### WORK REQUIRED:
Return precisely the span of lines from the top of the material below to the line containing "import numpy as np", both included. Pictures are excluded.
------------------------------------------------------------
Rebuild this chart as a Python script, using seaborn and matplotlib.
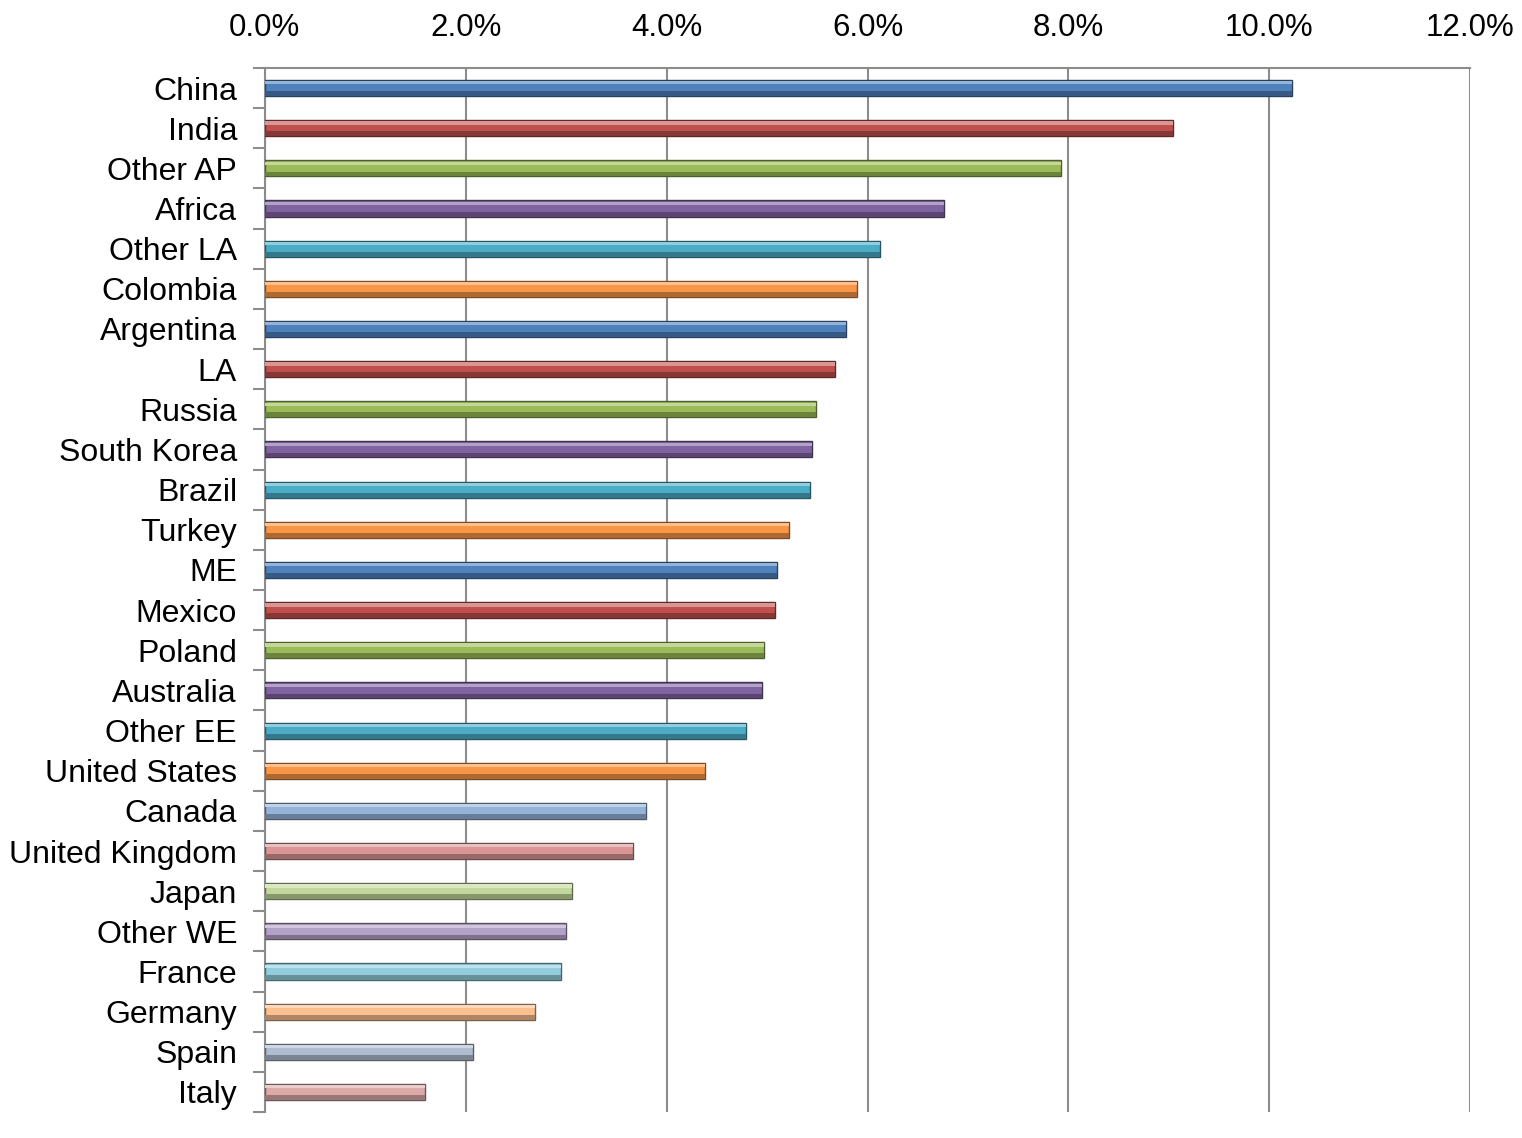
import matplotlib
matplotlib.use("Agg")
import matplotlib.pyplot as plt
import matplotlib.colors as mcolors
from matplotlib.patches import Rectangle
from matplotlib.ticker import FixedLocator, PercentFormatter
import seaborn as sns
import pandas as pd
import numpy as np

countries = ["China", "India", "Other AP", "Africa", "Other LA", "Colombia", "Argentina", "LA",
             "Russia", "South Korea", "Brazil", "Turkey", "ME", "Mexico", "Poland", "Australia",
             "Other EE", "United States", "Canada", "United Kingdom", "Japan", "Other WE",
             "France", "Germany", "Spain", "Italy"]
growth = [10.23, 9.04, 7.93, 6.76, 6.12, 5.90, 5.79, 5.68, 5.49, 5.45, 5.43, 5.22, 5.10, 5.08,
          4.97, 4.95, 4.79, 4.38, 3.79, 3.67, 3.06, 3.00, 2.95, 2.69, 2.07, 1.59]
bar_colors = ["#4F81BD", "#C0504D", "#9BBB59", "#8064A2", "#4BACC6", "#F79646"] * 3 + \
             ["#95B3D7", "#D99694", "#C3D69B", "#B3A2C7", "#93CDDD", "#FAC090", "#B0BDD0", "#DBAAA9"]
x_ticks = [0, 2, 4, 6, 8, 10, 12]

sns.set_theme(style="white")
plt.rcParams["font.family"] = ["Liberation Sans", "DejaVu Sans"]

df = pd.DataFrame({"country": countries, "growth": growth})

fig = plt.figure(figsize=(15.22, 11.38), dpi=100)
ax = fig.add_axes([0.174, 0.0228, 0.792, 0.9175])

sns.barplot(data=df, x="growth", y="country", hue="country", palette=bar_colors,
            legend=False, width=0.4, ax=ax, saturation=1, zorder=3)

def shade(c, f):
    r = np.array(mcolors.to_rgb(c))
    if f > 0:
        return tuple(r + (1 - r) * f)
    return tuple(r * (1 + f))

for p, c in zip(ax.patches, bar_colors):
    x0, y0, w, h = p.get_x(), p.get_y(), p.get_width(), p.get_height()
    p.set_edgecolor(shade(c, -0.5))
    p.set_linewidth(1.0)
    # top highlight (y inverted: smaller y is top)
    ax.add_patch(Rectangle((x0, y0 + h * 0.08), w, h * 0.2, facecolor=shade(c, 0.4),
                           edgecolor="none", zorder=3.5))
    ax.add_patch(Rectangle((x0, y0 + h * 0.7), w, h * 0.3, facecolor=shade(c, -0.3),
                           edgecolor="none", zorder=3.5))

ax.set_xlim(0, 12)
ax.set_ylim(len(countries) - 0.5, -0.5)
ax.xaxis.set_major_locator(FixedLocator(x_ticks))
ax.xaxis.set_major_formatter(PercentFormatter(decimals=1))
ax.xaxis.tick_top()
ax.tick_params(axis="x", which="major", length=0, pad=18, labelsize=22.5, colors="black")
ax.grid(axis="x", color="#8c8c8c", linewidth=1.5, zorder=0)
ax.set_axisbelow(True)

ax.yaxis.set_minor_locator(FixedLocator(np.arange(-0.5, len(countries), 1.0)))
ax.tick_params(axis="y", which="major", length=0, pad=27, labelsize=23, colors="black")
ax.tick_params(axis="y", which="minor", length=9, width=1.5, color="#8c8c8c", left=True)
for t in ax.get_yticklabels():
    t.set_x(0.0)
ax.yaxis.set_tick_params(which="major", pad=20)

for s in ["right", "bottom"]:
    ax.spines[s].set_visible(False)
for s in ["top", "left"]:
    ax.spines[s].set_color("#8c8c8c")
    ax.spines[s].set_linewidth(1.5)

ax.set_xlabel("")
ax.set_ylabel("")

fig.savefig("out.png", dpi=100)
------------------------------------------------------------
### TASK SOLUTION:
Rebuild this chart as a Python script, using seaborn and matplotlib.
import matplotlib
matplotlib.use("Agg")
import matplotlib.pyplot as plt
import matplotlib.colors as mcolors
from matplotlib.patches import Rectangle
from matplotlib.ticker import FixedLocator, PercentFormatter
import seaborn as sns
import pandas as pd
import numpy as np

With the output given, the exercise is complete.